Biden commits $1B to international climate fund
The financial injection to the Green Climate Fund brings the U.S. contribution to a total of $2 billion.
President Joe Biden pledged $1 billion to a major international climate aid fund on Thursday, a move that seeks to burnish United States credibility after former President Donald Trump and congressional Republicans had zeroed out U.S. contributions for the program.
The news: The financial injection to the Green Climate Fund brings the U.S. contribution to a total of $2 billion, still short of former President Barack Obama’s initial $3 billion promise. But it signals the Biden administration is responding to calls from developing nations to deliver more money to help them cope with the effects of the changing climate.
“The impacts of climate change will be felt the most by those who have contributed the least to the problem, including developing nations,” Biden told the virtual gathering of the the Major Economies Forum on Energy and Climate. “As large economies we must support these economies. The fund is critical in ways to helping developing nations that they can’t do now — but it should not be the only way.”

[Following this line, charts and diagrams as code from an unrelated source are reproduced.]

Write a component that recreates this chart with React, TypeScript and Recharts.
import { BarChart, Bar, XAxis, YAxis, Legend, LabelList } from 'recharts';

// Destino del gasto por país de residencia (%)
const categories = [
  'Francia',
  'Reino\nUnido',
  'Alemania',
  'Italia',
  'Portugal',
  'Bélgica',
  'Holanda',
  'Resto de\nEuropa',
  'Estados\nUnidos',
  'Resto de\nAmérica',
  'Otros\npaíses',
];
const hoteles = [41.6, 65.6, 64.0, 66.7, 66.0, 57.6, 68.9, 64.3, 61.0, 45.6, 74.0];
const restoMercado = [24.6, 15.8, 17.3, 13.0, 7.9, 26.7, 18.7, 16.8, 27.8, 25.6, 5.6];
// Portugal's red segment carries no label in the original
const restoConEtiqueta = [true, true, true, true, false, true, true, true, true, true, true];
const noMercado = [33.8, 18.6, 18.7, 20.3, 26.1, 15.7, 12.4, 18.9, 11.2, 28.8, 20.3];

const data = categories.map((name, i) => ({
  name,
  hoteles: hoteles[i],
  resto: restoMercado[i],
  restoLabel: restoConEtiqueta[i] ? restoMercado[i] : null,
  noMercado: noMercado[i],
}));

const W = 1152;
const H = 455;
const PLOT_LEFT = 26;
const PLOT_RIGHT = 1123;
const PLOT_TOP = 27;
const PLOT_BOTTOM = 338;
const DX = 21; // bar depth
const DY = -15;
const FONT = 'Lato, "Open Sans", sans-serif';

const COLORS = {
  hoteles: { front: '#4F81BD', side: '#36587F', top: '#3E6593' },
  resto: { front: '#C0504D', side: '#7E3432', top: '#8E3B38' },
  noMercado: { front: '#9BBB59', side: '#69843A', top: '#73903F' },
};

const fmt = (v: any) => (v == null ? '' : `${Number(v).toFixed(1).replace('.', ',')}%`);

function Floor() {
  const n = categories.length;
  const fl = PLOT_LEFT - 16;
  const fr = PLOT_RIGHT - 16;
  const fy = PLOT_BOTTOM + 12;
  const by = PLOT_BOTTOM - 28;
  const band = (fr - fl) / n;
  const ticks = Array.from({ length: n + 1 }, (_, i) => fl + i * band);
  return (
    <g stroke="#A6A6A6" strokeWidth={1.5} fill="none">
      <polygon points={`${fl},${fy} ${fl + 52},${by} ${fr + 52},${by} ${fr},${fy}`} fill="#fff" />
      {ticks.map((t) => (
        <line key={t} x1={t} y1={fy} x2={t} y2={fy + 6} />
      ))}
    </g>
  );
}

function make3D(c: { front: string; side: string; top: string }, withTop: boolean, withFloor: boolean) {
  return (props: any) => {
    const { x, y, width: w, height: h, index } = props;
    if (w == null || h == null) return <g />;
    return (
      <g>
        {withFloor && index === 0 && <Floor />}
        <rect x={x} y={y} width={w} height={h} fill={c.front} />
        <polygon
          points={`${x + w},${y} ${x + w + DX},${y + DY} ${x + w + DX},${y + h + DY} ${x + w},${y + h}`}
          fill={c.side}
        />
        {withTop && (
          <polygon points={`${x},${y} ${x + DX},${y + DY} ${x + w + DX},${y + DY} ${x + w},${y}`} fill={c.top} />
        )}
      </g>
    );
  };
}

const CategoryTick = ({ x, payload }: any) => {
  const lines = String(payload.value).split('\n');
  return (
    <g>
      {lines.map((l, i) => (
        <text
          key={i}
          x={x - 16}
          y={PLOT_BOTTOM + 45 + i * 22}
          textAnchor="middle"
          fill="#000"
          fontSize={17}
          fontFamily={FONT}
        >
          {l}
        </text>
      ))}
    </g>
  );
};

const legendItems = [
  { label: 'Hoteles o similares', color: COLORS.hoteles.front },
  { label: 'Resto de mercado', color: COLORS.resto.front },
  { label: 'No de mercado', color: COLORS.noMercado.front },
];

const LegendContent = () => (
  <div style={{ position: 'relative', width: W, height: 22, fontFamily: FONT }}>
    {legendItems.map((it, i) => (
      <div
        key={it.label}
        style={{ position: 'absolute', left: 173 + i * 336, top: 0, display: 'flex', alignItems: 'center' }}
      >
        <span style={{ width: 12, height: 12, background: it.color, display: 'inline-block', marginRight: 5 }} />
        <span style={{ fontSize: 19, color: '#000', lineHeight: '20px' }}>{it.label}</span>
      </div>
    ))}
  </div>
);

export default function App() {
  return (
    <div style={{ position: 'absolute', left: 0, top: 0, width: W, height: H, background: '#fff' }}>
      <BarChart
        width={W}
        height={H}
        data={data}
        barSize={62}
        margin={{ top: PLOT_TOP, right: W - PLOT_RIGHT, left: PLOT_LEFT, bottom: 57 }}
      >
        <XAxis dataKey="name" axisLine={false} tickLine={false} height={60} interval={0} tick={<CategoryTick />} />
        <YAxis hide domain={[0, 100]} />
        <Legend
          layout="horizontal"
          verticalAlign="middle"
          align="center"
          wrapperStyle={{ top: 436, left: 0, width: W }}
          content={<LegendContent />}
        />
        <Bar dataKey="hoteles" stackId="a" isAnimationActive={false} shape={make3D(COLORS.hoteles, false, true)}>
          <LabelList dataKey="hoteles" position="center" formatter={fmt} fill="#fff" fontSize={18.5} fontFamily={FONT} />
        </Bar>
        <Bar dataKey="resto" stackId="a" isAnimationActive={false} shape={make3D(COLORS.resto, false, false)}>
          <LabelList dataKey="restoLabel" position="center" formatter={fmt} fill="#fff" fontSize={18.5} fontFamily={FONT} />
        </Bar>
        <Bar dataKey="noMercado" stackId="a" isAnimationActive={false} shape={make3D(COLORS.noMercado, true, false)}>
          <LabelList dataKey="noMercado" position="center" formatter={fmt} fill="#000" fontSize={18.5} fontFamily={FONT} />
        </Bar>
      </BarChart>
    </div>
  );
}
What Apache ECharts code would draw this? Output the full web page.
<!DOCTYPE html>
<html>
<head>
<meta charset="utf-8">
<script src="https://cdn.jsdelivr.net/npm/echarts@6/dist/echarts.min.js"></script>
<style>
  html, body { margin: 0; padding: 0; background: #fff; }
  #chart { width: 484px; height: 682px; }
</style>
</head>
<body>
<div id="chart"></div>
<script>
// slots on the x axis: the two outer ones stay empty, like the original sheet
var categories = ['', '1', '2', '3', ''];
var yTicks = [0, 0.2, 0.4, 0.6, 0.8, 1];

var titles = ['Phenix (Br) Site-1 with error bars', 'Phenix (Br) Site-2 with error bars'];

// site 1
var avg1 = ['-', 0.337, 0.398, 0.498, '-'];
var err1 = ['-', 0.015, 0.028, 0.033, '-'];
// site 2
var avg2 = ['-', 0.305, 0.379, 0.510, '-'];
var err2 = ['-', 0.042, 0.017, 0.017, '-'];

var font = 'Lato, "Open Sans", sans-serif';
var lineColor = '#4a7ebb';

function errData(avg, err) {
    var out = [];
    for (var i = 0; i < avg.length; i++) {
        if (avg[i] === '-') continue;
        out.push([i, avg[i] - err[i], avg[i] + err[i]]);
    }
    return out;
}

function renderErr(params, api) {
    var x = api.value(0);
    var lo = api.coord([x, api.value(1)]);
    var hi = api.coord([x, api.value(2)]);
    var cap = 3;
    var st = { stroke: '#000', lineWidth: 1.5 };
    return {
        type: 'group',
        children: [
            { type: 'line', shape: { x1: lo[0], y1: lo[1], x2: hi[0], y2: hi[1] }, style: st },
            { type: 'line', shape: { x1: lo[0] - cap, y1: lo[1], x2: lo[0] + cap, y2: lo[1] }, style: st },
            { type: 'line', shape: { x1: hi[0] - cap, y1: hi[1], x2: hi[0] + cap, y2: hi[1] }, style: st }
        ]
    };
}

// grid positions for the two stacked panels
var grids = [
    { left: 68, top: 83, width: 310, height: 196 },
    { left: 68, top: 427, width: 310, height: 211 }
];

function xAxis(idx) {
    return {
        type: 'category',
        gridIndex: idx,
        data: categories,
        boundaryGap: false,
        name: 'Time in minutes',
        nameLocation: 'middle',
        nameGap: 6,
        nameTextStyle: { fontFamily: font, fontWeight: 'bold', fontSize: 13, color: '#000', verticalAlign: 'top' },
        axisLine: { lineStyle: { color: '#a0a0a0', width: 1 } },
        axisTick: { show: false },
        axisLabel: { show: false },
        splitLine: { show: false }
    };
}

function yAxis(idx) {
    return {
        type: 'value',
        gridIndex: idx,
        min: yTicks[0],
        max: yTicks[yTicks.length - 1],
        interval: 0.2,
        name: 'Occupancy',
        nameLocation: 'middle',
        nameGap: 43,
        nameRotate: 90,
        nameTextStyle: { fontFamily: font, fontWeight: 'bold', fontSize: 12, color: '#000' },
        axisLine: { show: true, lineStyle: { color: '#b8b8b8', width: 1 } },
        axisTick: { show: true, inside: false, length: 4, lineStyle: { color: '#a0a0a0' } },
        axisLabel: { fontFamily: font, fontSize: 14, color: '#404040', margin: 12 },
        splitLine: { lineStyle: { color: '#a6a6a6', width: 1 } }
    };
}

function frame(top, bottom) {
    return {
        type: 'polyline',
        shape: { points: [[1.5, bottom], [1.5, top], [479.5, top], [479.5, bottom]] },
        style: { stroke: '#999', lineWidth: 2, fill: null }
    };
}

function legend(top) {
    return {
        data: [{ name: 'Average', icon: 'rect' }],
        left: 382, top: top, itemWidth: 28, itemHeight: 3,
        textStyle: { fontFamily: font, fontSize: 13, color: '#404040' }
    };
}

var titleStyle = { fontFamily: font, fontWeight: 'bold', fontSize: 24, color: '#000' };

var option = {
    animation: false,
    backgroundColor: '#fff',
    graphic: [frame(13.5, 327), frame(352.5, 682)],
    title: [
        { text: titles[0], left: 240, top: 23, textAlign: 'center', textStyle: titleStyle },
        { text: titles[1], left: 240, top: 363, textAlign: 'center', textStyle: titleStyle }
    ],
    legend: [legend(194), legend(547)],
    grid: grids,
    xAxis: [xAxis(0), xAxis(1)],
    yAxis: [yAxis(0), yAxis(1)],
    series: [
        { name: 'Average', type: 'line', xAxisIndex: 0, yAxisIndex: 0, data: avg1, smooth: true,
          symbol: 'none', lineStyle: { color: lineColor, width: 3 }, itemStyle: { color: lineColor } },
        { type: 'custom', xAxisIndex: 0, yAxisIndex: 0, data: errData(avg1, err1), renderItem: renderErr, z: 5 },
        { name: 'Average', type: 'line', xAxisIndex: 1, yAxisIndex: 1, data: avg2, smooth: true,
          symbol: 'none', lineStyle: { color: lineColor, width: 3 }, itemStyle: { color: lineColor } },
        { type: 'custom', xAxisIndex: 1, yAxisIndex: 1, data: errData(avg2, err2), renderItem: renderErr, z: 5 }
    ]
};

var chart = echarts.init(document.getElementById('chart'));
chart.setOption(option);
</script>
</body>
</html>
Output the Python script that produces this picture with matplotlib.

Context: The Major Economies Forum was first launched in 2009 and now includes more than two dozen countries that produce 80 percent of the world’s greenhouse gas emissions and GDP. It is the first such meeting since last November’s U.N. climate talks in Sharm el-Sheikh, Egypt, where nations agreed to a “loss and damage” fund to pay vulnerable nations for irreparable climate damage.
Poorer nations have ramped up pressure on rich ones to provide more finance for combating climate change. Biden has tried to answer that call with a pledge to deliver $11 billion in climate finance annually by 2024 — but it is unclear how the administration will get House Republicans to approve that spending.
Biden said that nations must work together to reshape multilateral development banks like the World Bank to fight climate change. The Bank concluded its spring meetings last week and laid out an “evolution roadmap” to engage on climate change.
Details: The Biden administration also announced other initiatives, including a new “Methane Finance Sprint” to raise at least $200 million from public and philanthropic sources by the start of the annual U.N. climate talks in November. Biden said the effort would help the U.S. and other countries reach goals to slash methane emissions 30 percent this decade.
Biden also said he would requested $500 million over five years from Congress for the Amazon Fund, an effort to end deforestation.